Despite that volatility, experts projected that academic institutions would likely report returns of 20 percent or higher for fiscal year 2011.
Yale’s 21.9 percent return is a drastic improvement from the endowment’s performance in fiscal year 2010, when the University posted an 8.9 percent return — the worst in the Ivy League. Yale’s most recent performance has already edged that of Harvard, which returned 21.4 percent in the 2011 fiscal year. Other peer institutions have yet to release their reports.
Baum cautioned against reading too much into one-year numbers released by colleges and universities, noting that long-term results are better indications of how an institution’s investments are faring.

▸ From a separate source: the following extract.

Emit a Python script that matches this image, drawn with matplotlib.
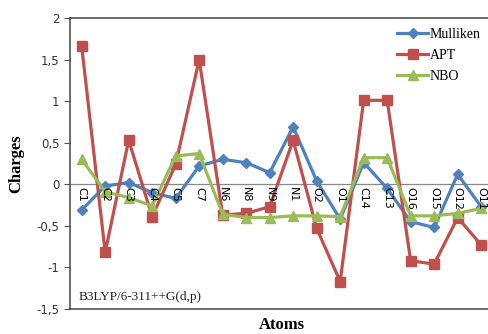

But Yale administrators have emphasized that the University’s nontraditional investment model is designed for a long-term view.
“The way in which Yale’s endowment compares to other university endowments on a year to two year basis is not especially important,” Provost Peter Salovey told the News last week. “What is important is that our approach can allow us to do better than a traditional endowment over longer periods of time — say five to 10 years — and with less risk.”
Pioneered by Swensen, Yale’s investing strategy favors illiquid assets such as real estate, oil, timber and gas, but also incorporates those more easily converted to cash. It propelled Yale to returns near or above 20 percent between 2004 and 2007, but impeded the University’s financial immediately after the recession.
Yale’s endowment currently ranks second only to Harvard’s, which is valued at $32 billion.